The doctrine, then, in chapter 7, is that we cannot have Christ and the law, or the two husbands at once; but, that we are dead to the law, and bound to Christ risen. The motions of sin which were by the law did work in our members to bring forth fruit unto death. But it is not the fault of the law, yet it brings death into our consciences; the law, moreover, is spiritual, but I am carnal, sold under sin; and it serves to the renewed man to teach him by practical experience what sin really is, and makes it exceeding sinful. The fruit of the experience gained under it is, first, to know that in me, that is, in my flesh, dwells no good thing - not what I have done, but what I am, that is my flesh; next, to distinguish between self and sin, for I hate it, its very pressure makes me know it, thus taught of God; but, thirdly, that if I do hate it, it is too strong for me, has still power over me; a law in my members bringing me into captivity. But this powerlessness, thus learned, when I feel the evil and the burden, leads me to have done with self, and look for a deliverer; a deep and weighty lesson; but having been crucified with Christ, I am delivered; hence, here he thanks God. The doctrine he had taught already; he is now come to the point where the effect is realised. The law has spent its full curse on the person of Christ, and so on us also, as reckoned to our favour, as associated with Christ in death; now we are married to Him risen.
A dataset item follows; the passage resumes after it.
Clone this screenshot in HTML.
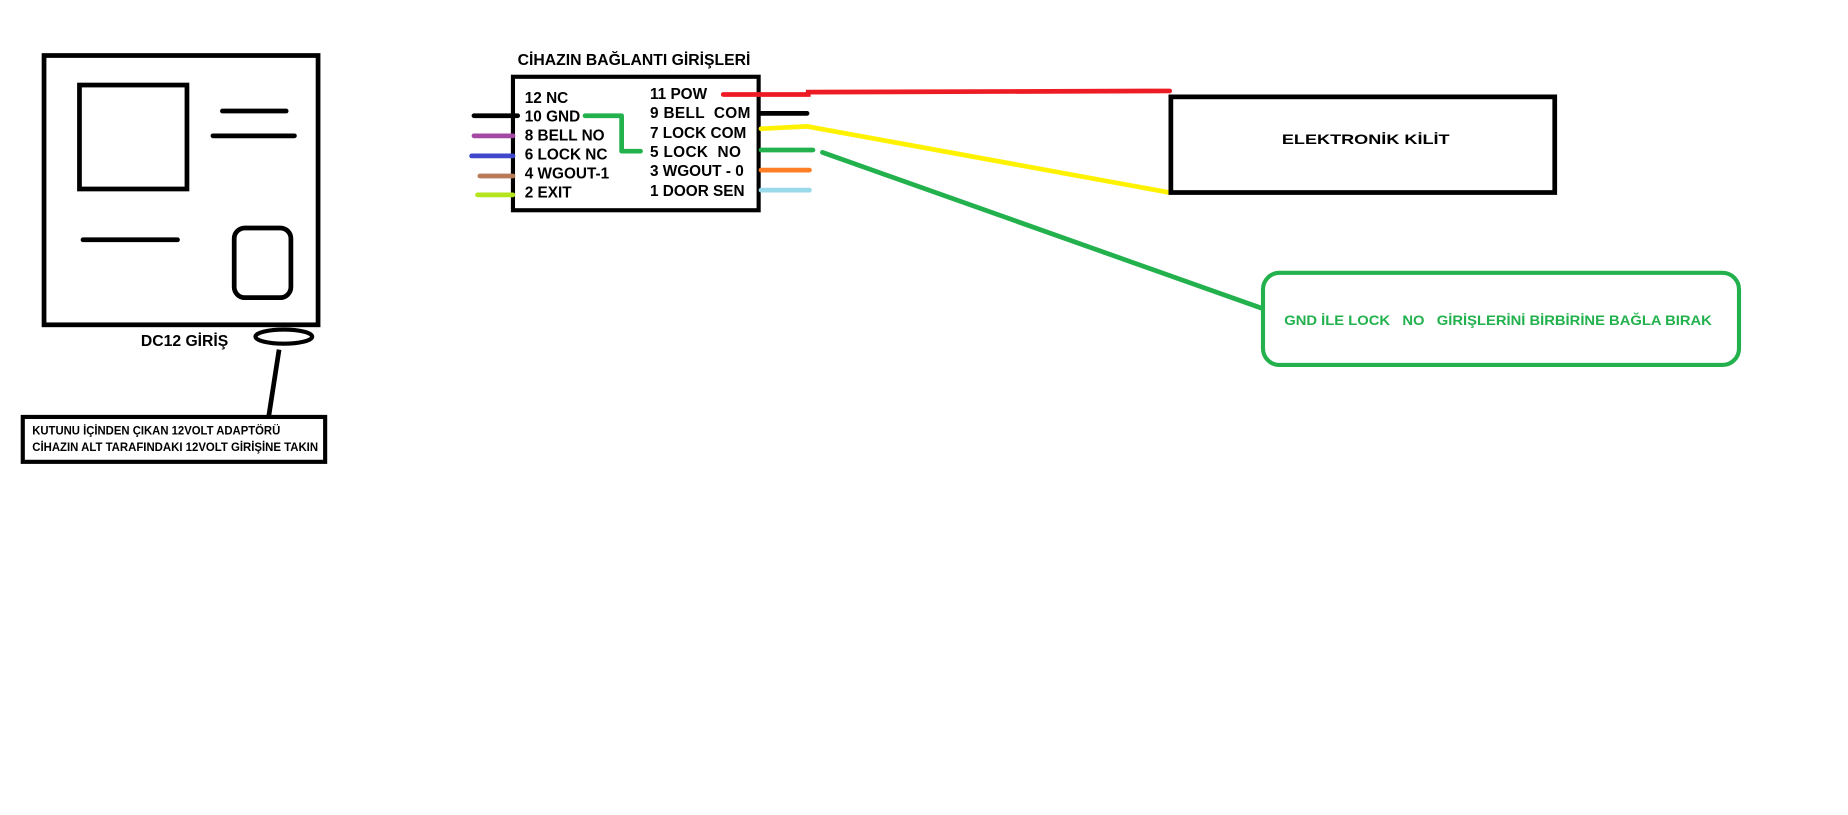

The law is often applied by God to bring home to the soul a sense of its powerlessness, for it is easier to learn we are sinful, than to learn that we have no power. Conscience will soon tell us we are sinful, as regards acts, but it requires this divine teaching to know the sin in our nature. We often need to be brought through struggle after struggle, before we acknowledge that in our flesh dwells no good thing, that we have no power; we may assent to it as a doctrine, but we must also experience the truth of it in the secrecy of our own souls. It is a humbling, but most profitable lesson; the difference is evident always to every experienced eye, indeed, to oneself, as to confidence in self, besides turning to the liberty wherewith Christ has set us free.

77 The Lord give you to weigh well this important principle, that there is no forgiveness of sins but of grace, through Christ's death. For an evil nature, for sin - Christ having died for us, as "for sin," - is condemned in His death, and we are set free, for we have died with Him. Also remember this, that it is the discovery of what we really are, that settles the question of the law. Then we shall be glad to get rid of what only can and ought to bring a curse upon us, and to be brought into fellowship with Christ the Lord.